The house is the result of an active and intimate collaboration* that Kimen, a boutique developer, has with the architect, interior designer, landscape vendor and main contractor. In typical Kimen style, the collaboration is given highly personal attention whereby key members of the team are personally and directly involved in every aspect of the project. It is through this kind of personal attention that an innovative development like the House of Mdm SC can be achieved with its breakthrough concept and functional technology.
The house is another example of Kimen’s unique differentiation in creating exceptional value through close collaboration with owners of old assets.
“Landed garden” living on every floor
In the case of the House of Mdm SC, the sense of “landed” living is pervasive right from the entrance at the ground floor car porch through to the rooftop entertainment floor. And this sense of landed living is due in a large part to the presence of ground gardens at every corner you turn.
As you enter the outer gates, a tembusu tree and bucida tree on the left greet you, while on the right of the main door, there is a small but lush fern garden. Within the house proper, a high-ceiling workspace-studio-library sits to the left, while a linear fern garden to the right spans the entire depth of the house all the way to the vertical green wall at the back, where sunlight streams in from the exterior.
On the first floor where the living room, dining, kitchen and the guest room are located, a garden at the front of the house sits just above the car porch and has a Silver Trumpet tree as a focal point, while blue-peas, vegetables, papayas and bananas grow in the back garden.
The second floor is the family quarter and is similarly flanked by both a front garden where a Yellow Cow Wood tree grows and a back garden. On this floor, all bedrooms and their ensuite bathrooms exist within their personal mini-zen gardens.
On the third floor where the entertainment area, gym, barbeque pit and jacuzzi are located, rosemary, lady’s finger, pandan, lemongrass and eggplant get abundant sunlight in an intimate herb/vegetable garden which supplies the kitchen with more homegrown food.
All gardens and planters are fitted with a semi-auto-irrigation system that could adjust the amount of watering by a smartphone app.
To ensure that plants at all levels get adequate sunlight, besides the strategic use of grow lighting in some areas, Kimen used an open stairwell that links the ground floor all the way to the rooftop to let daylight filter in, and allow for unobstructed views of all the indoor and outdoor gardens from anywhere in the house.

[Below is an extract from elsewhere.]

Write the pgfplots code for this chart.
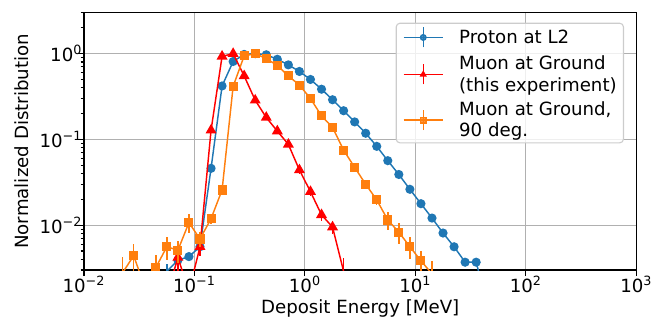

Sustainable living – Breezy, bright, comfortable and green
The open stairwell also serves as an air funnel, directing hot air to the air-extractor fan on the third floor to reduce the need of air-conditioning. Sustainable living is further enhanced with energy-saving fans in every room, and air-conditioning is hardly used in the house. All doors and windows are floor-to-ceiling in height and fitted with mosquito nettings to maximise daylight and natural ventilation. To cut down on the need for artificial lighting, glass panels are also introduced between wall and ceiling to let natural light get into the inner spaces of each floor.

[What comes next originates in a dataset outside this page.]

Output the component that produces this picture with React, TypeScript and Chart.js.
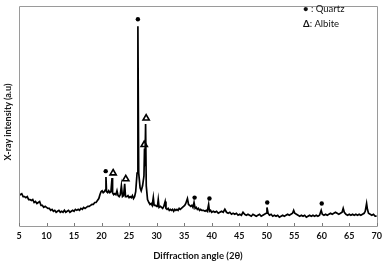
import React, { useEffect, useRef } from "react";
import { Chart, registerables } from "chart.js";

Chart.register(...registerables);

// 2θ angles (degrees)
const angles: number[] = [
  5.0, 5.25, 5.5, 5.75, 6.0, 6.25, 6.5, 6.75, 7.0, 7.25, 7.5, 7.75, 8.0, 8.25, 8.5, 8.75,
  9.0, 9.25, 9.5, 9.75, 10.0, 10.25, 10.5, 10.75, 11.0, 11.25, 11.5, 11.75, 12.0, 12.25, 12.5, 12.75,
  13.0, 13.25, 13.5, 13.75, 14.0, 14.25, 14.5, 14.75, 15.0, 15.25, 15.5, 15.75, 16.0, 16.25, 16.5, 16.75,
  17.0, 17.25, 17.5, 17.75, 18.0, 18.25, 18.5, 18.75, 19.0, 19.25, 19.5, 19.7, 19.9, 20.1, 20.3, 20.5,
  20.7, 20.8, 20.9, 21.1, 21.3, 21.5, 21.7, 21.9, 22.0, 22.2, 22.4, 22.6, 22.8, 23.0, 23.2, 23.4,
  23.6, 23.8, 24.0, 24.2, 24.35, 24.6, 24.8, 25.0, 25.2, 25.4, 25.6, 25.8, 26.0, 26.2, 26.45, 26.6,
  26.75, 27.0, 27.2, 27.45, 27.7, 27.8, 27.88, 28.0, 28.12, 28.35, 28.6, 28.8, 29.0, 29.2, 29.4, 29.55, 29.8,
  30.0, 30.15, 30.3, 30.45, 30.7, 30.9, 31.1, 31.3, 31.55, 31.7, 31.9, 32.1, 32.3, 32.5, 32.7, 32.9,
  33.1, 33.3, 33.5, 33.7, 33.9, 34.1, 34.3, 34.5, 34.7, 34.9, 35.1, 35.3, 35.6, 35.8, 36.0, 36.2,
  36.4, 36.6, 36.8, 37.0, 37.2, 37.4, 37.6, 37.8, 38.0, 38.2, 38.5, 38.8, 39.0, 39.2, 39.45, 39.6,
  39.8, 40.0, 40.3, 40.6, 40.9, 41.2, 41.5, 41.8, 42.1, 42.4, 42.7, 43.0, 43.3, 43.6, 43.9, 44.2,
  44.5, 44.8, 45.1, 45.4, 45.7, 46.0, 46.3, 46.6, 46.9, 47.2, 47.5, 47.8, 48.1, 48.4, 48.7, 49.0,
  49.3, 49.6, 49.9, 50.05, 50.25, 50.5, 50.8, 51.1, 51.4, 51.7, 52.0, 52.3, 52.6, 52.9, 53.2, 53.5,
  53.8, 54.1, 54.4, 54.7, 54.9, 55.1, 55.4, 55.7, 56.0, 56.3, 56.6, 56.9, 57.2, 57.5, 57.8, 58.1,
  58.4, 58.7, 59.0, 59.3, 59.6, 59.9, 60.1, 60.4, 60.7, 61.0, 61.3, 61.6, 61.9, 62.2, 62.5, 62.8,
  63.1, 63.4, 63.7, 63.9, 64.1, 64.4, 64.7, 65.0, 65.3, 65.6, 65.9, 66.2, 66.5, 66.8, 67.1, 67.4,
  67.7, 67.9, 68.15, 68.3, 68.5, 68.8, 69.1, 69.4, 69.7, 70.0,
];

// X-ray intensity (a.u.)
const intensity: number[] = [
  34, 33, 34, 31, 31, 30, 31, 28, 28, 27, 28, 25, 26, 24, 25, 26,
  22, 22, 20, 21, 20, 19, 19, 17, 18, 16, 17, 15, 16, 17, 15, 16,
  15, 17, 15, 16, 17, 15, 16, 17, 16, 18, 17, 18, 17, 19, 18, 20,
  19, 20, 21, 21, 22, 23, 23, 25, 25, 27, 29, 33, 36, 37, 35, 36,
  38, 51, 36, 35, 37, 35, 36, 50, 35, 33, 34, 33, 37, 32, 31, 33,
  42, 31, 32, 44, 31, 31, 32, 30, 31, 30, 32, 29, 31, 36, 55, 205,
  55, 40, 37, 42, 52, 80, 62, 105, 42, 28, 25, 23, 24, 22, 30, 22, 22,
  21, 21, 28, 20, 21, 20, 19, 21, 26, 19, 18, 19, 17, 18, 17, 18,
  16, 18, 17, 18, 17, 19, 18, 19, 20, 21, 22, 24, 29, 23, 22, 21,
  22, 20, 25, 19, 20, 18, 19, 17, 18, 17, 17, 16, 17, 16, 23, 16,
  17, 15, 16, 15, 16, 14, 15, 16, 15, 18, 15, 14, 15, 13, 14, 13,
  14, 12, 13, 12, 15, 13, 12, 13, 12, 11, 13, 12, 11, 12, 13, 11,
  12, 13, 14, 20, 14, 12, 13, 11, 12, 11, 12, 10, 11, 12, 11, 12,
  13, 12, 13, 14, 17, 14, 13, 12, 11, 12, 11, 12, 10, 11, 12, 11,
  12, 11, 12, 11, 12, 17, 13, 12, 13, 12, 13, 14, 13, 14, 15, 14,
  13, 14, 15, 19, 15, 13, 12, 13, 12, 13, 12, 13, 12, 13, 12, 13,
  14, 16, 24, 18, 14, 13, 12, 13, 11, 11,
];

// Phase markers
const quartzAngles: number[] = [20.75, 26.6, 36.9, 39.6, 50.1, 60.0];
const quartzLevels: number[] = [57, 212, 30, 29, 25, 24];
const albiteAngles: number[] = [22.1, 24.4, 27.75, 28.1];
const albiteLevels: number[] = [55, 49, 84, 111];

const xTicks: number[] = [5, 10, 15, 20, 25, 30, 35, 40, 45, 50, 55, 60, 65, 70];

const frameColor = "#9a9a9a";

const framePlugin = {
  id: "frame",
  afterDraw(chart: any) {
    const { ctx, chartArea } = chart;
    const { left, right, top, bottom } = chartArea;
    ctx.save();
    ctx.strokeStyle = frameColor;
    ctx.lineWidth = 1;
    ctx.beginPath();
    ctx.rect(Math.round(left) + 0.5, Math.round(top) + 0.5, Math.round(right - left), Math.round(bottom - top));
    ctx.stroke();
    // inside tick marks on x axis
    const xs = chart.scales.x;
    ctx.strokeStyle = "#7a7a7a";
    ctx.beginPath();
    xTicks.forEach((v) => {
      const px = Math.round(xs.getPixelForValue(v)) + 0.5;
      ctx.moveTo(px, bottom);
      ctx.lineTo(px, bottom - 3);
    });
    ctx.stroke();
    ctx.restore();
  },
};

export default function App() {
  const ref = useRef<HTMLCanvasElement | null>(null);

  useEffect(() => {
    if (!ref.current) return;
    const chart = new Chart(ref.current, {
      type: "scatter",
      data: {
        datasets: [
          {
            type: "line",
            data: angles.map((a, i) => ({ x: a, y: intensity[i] })),
            borderColor: "#000",
            borderWidth: 1.7,
            pointRadius: 0,
            tension: 0,
          } as any,
          {
            data: quartzAngles.map((a, i) => ({ x: a, y: quartzLevels[i] })),
            pointStyle: "circle",
            pointRadius: 2.2,
            backgroundColor: "#000",
            borderColor: "#000",
            borderWidth: 0,
          },
          {
            data: albiteAngles.map((a, i) => ({ x: a, y: albiteLevels[i] })),
            pointStyle: "triangle",
            pointRadius: 3.6,
            backgroundColor: "rgba(255,255,255,0)",
            borderColor: "#000",
            borderWidth: 1.6,
          },
        ],
      },
      options: {
        animation: false,
        responsive: false,
        layout: { padding: { top: 1, right: 6, left: 0, bottom: 0 } },
        plugins: { legend: { display: false }, tooltip: { enabled: false } },
        scales: {
          x: {
            type: "linear",
            min: 5,
            max: 70,
            afterFit: (s: any) => {
              s.height = 36;
            },
            afterBuildTicks: (s: any) => {
              s.ticks = xTicks.map((v) => ({ value: v }));
            },
            grid: { display: false, drawTicks: false },
            border: { display: false },
            ticks: {
              autoSkip: false,
              maxRotation: 0,
              padding: 5,
              color: "#111",
              font: { family: "Lato", size: 9, weight: "bold" },
            },
            title: {
              display: true,
              text: "Diffraction angle (2θ)",
              color: "#111",
              padding: { top: 0, bottom: 0 },
              font: { family: "Lato", size: 9.5, weight: "bold" },
            },
          },
          y: {
            min: 1,
            max: 226,
            afterFit: (s: any) => {
              s.width = 19;
            },
            grid: { display: false, drawTicks: false },
            border: { display: false },
            ticks: { display: false },
          },
        },
      },
      plugins: [framePlugin],
    } as any);
    return () => chart.destroy();
  }, []);

  return (
    <div style={{ position: "absolute", left: 0, top: 0, width: 387, height: 262, background: "#fff" }}>
      <canvas ref={ref} width={387} height={262} style={{ display: "block" }} />
      <div
        style={{
          position: "absolute",
          left: 8 - 60,
          top: 122 - 6,
          width: 120,
          height: 12,
          lineHeight: "12px",
          textAlign: "center",
          whiteSpace: "nowrap",
          transform: "rotate(-90deg)",
          transformOrigin: "center",
          fontFamily: "Lato",
          fontWeight: "bold",
          fontSize: 9,
          color: "#111",
        }}
      >
        X-ray intensity (a.u)
      </div>
      <div
        style={{
          position: "absolute",
          left: 303,
          top: 1,
          fontFamily: "Lato",
          fontSize: 9.5,
          lineHeight: "15px",
          color: "#111",
          whiteSpace: "nowrap",
        }}
      >
        <div>
          <span style={{ fontWeight: "bold" }}>•</span> : Quartz
        </div>
        <div>
          <span style={{ fontWeight: "bold" }}>Δ</span>: Albite
        </div>
      </div>
    </div>
  );
}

The entire roof is fitted with solar panels, reducing a substantial electrical load needed for the house during the day.
To address the issue of privacy, an ingenious perforated screen which works on the principle of relative brightness wraps around the private areas of the house, letting in ample daylight and air while providing maximum privacy. During the day, the exterior which is relatively brighter can be viewed from the interior of the house, but not the other way round. At night, blinds provide the necessary privacy.
A home that works hard and plays hard – seeing what others do not see.
As the plot of land was a trapezoidal shape which made designing a regular-shaped house impractical, it was hard to attract buyers. However, Kimen saw it as an opportunity to transform the non-conventional-shaped land into a highly functional and practical house that works hard and plays hard by creating a myriad of rectilinear functional spaces arranged around a triangulated circulation core.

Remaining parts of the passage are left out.